Extracted information start

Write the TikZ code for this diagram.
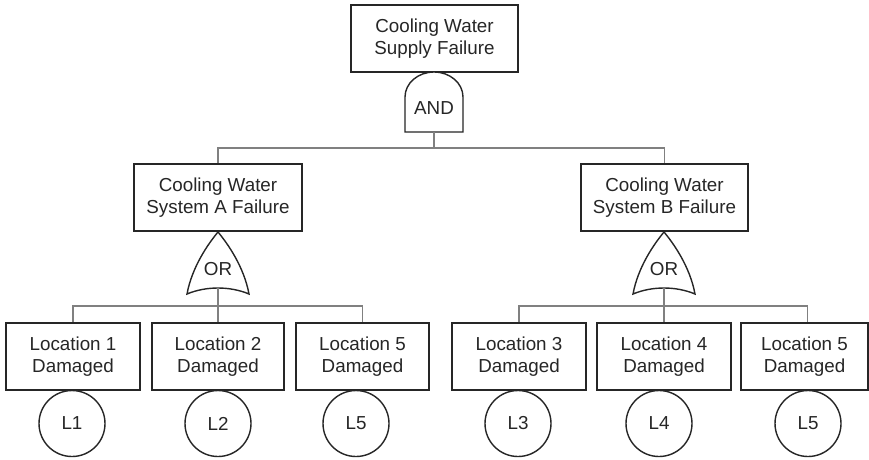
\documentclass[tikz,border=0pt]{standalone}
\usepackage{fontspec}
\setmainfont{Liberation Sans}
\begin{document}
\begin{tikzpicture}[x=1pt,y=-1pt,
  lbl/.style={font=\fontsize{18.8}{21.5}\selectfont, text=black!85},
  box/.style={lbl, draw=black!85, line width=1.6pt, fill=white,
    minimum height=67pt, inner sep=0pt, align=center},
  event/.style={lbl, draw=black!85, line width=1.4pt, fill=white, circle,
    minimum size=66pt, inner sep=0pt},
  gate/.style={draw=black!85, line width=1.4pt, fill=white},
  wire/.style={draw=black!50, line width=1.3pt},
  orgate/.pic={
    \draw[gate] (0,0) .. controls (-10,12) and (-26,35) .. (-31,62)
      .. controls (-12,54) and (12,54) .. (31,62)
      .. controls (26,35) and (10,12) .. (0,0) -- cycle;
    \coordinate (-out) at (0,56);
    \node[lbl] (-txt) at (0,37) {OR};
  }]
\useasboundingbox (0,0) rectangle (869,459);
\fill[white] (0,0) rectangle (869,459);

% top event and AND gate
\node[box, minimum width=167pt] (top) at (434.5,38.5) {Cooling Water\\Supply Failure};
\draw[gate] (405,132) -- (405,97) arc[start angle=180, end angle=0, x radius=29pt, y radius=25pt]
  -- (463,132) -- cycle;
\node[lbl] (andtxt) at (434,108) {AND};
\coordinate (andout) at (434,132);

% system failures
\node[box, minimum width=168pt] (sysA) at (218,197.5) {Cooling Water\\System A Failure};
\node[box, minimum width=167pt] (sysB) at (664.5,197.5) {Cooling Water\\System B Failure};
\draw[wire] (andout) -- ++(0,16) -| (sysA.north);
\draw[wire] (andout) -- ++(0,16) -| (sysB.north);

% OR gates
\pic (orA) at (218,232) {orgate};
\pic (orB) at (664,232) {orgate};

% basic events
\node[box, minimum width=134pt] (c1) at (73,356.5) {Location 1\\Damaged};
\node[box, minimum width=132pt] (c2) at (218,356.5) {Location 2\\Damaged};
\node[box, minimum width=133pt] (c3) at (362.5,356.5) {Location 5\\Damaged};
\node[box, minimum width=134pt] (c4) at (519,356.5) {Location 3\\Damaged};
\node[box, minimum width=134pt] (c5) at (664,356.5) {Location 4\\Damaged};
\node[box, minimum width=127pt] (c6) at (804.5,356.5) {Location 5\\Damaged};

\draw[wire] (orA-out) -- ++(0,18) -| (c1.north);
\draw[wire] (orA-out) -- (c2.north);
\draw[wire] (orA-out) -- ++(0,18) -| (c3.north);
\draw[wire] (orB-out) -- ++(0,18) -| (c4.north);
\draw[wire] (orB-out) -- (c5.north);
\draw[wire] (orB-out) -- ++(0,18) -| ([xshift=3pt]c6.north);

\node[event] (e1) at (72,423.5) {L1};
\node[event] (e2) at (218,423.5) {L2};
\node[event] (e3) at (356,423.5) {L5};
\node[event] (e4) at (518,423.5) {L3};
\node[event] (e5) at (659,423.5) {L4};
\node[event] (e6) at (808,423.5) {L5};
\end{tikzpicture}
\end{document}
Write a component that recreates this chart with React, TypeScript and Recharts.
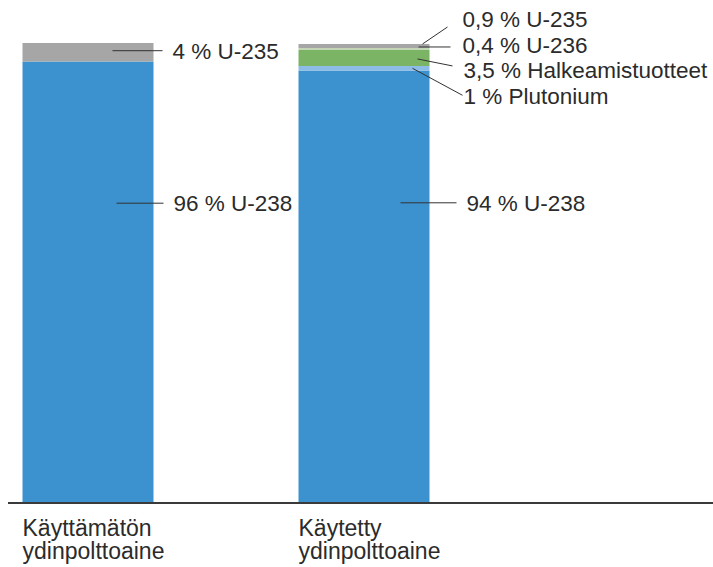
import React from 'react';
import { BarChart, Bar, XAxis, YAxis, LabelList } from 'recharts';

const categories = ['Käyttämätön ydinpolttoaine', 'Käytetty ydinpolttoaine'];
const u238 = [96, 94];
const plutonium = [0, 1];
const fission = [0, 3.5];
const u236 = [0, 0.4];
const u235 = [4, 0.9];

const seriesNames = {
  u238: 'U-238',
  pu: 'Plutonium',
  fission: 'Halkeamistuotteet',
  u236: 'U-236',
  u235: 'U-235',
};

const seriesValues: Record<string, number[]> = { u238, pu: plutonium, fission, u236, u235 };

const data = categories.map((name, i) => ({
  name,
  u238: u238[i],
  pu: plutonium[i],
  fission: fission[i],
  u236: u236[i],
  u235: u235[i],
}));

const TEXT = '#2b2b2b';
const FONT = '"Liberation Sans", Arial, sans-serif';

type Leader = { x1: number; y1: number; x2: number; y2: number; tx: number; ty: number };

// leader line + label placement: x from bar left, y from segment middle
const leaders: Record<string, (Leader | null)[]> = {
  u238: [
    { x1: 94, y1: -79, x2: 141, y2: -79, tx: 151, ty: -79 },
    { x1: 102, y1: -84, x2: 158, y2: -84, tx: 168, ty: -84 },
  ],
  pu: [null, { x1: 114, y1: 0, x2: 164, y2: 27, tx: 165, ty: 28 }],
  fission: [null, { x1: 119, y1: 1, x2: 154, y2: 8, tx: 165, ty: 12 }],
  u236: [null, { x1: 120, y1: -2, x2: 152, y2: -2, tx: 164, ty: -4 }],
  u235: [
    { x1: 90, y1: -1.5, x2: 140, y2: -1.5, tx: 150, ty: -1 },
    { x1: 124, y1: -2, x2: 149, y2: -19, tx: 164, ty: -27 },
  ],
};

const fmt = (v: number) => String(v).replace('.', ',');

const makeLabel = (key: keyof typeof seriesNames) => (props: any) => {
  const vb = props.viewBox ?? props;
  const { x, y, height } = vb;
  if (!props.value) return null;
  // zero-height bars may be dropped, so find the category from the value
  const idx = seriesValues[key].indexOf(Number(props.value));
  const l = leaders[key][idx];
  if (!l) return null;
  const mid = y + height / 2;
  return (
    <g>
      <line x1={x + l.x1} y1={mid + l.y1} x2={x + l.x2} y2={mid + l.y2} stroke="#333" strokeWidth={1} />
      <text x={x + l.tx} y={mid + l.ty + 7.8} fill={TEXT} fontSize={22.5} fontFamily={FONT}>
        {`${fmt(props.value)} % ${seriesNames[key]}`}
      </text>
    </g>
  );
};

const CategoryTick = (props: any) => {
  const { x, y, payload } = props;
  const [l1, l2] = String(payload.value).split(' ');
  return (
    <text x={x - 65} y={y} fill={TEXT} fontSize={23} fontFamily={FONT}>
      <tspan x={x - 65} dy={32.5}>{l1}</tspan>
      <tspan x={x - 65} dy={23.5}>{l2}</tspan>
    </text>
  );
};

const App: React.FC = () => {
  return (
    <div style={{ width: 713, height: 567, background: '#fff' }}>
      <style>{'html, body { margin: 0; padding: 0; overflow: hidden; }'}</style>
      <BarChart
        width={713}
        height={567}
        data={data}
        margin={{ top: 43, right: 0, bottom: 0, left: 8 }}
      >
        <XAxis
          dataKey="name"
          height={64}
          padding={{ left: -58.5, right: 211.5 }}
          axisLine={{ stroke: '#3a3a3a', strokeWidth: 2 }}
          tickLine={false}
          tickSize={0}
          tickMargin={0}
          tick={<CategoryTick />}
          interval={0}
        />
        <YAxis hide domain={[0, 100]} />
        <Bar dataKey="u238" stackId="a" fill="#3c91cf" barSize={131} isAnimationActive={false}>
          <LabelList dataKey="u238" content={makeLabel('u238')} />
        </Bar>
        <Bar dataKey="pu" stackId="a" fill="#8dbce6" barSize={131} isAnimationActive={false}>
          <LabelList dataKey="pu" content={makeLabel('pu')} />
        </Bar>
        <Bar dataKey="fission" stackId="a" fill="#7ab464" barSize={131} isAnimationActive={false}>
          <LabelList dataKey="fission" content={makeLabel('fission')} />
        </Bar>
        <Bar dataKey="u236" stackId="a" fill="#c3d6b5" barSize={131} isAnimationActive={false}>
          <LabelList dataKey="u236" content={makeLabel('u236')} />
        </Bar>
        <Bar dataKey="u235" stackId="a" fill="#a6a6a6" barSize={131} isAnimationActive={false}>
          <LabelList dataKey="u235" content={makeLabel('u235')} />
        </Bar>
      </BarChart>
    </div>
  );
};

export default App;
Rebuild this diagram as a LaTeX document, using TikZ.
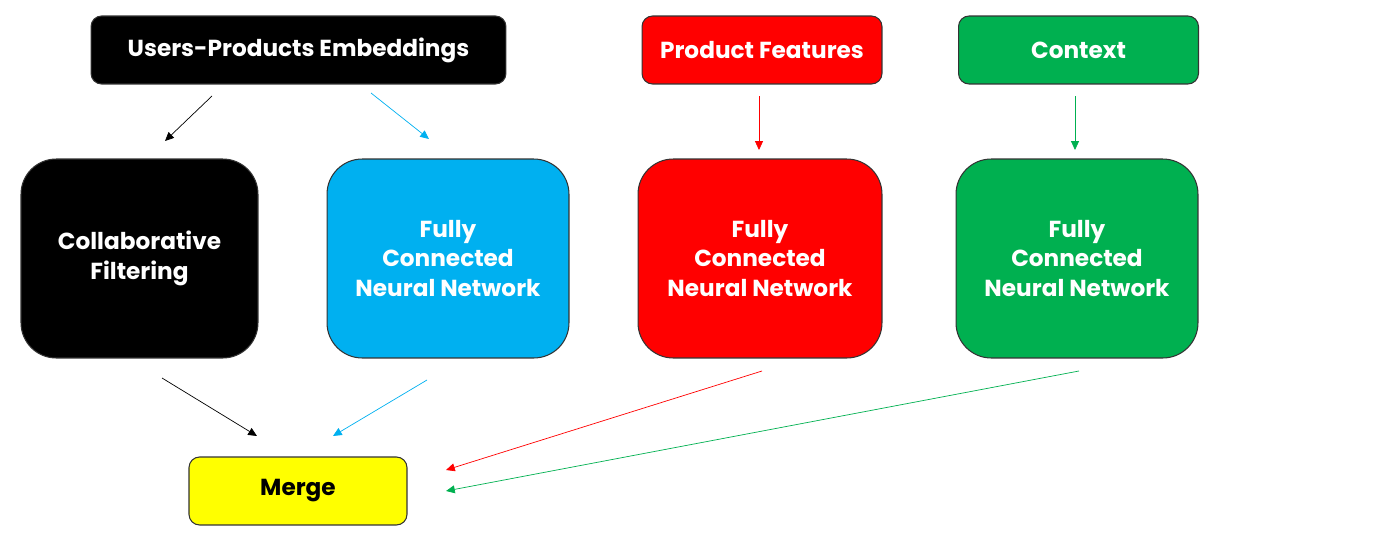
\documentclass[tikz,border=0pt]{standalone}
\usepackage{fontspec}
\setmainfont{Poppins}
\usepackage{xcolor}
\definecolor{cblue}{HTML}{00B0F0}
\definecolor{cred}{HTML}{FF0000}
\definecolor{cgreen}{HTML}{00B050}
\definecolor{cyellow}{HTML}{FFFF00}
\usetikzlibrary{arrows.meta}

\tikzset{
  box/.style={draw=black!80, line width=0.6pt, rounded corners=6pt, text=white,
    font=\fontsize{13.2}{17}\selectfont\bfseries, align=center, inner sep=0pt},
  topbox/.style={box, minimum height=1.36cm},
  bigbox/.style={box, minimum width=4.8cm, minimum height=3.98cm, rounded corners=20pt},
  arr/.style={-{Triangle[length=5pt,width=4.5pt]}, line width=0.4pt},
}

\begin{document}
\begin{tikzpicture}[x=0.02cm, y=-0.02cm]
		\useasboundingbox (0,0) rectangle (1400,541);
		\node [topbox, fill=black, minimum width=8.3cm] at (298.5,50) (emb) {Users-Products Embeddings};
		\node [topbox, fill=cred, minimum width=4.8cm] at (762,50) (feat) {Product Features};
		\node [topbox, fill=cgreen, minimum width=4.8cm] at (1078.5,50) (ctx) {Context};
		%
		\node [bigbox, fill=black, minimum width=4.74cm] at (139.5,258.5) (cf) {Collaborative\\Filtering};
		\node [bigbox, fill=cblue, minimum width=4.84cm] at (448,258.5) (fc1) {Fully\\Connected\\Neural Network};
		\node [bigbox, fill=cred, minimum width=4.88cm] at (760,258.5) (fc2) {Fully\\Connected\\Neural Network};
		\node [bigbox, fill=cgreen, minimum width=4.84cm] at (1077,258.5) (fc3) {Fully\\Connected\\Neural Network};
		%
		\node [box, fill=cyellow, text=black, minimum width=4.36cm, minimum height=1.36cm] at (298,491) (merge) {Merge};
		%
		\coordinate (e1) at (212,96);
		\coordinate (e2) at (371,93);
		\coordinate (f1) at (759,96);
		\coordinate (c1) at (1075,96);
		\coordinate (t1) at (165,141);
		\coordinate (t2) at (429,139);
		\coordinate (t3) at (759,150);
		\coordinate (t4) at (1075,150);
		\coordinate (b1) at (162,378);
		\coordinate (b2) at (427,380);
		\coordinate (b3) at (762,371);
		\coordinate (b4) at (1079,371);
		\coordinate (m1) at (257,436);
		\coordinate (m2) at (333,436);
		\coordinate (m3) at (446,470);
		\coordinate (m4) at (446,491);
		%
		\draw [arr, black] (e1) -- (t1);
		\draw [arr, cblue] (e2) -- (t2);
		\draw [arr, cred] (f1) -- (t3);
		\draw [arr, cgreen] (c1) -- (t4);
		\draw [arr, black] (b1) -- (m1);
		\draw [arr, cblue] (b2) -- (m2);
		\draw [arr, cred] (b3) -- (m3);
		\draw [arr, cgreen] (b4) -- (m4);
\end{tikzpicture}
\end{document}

Extracted information end

▶ [What you should do]:
Pictures are not part of the copy. Write out only the lines from the one containing "Write a component" through the one containing "number; y1: number;", exactly as they stand, both included.

▶ [Solution to the problem]:
Write a component that recreates this chart with React, TypeScript and Recharts.
import React from 'react';
import { BarChart, Bar, XAxis, YAxis, LabelList } from 'recharts';

const categories = ['Käyttämätön ydinpolttoaine', 'Käytetty ydinpolttoaine'];
const u238 = [96, 94];
const plutonium = [0, 1];
const fission = [0, 3.5];
const u236 = [0, 0.4];
const u235 = [4, 0.9];

const seriesNames = {
  u238: 'U-238',
  pu: 'Plutonium',
  fission: 'Halkeamistuotteet',
  u236: 'U-236',
  u235: 'U-235',
};

const seriesValues: Record<string, number[]> = { u238, pu: plutonium, fission, u236, u235 };

const data = categories.map((name, i) => ({
  name,
  u238: u238[i],
  pu: plutonium[i],
  fission: fission[i],
  u236: u236[i],
  u235: u235[i],
}));

const TEXT = '#2b2b2b';
const FONT = '"Liberation Sans", Arial, sans-serif';

type Leader = { x1: number; y1: number; x2: number; y2: number; tx: number; ty: number };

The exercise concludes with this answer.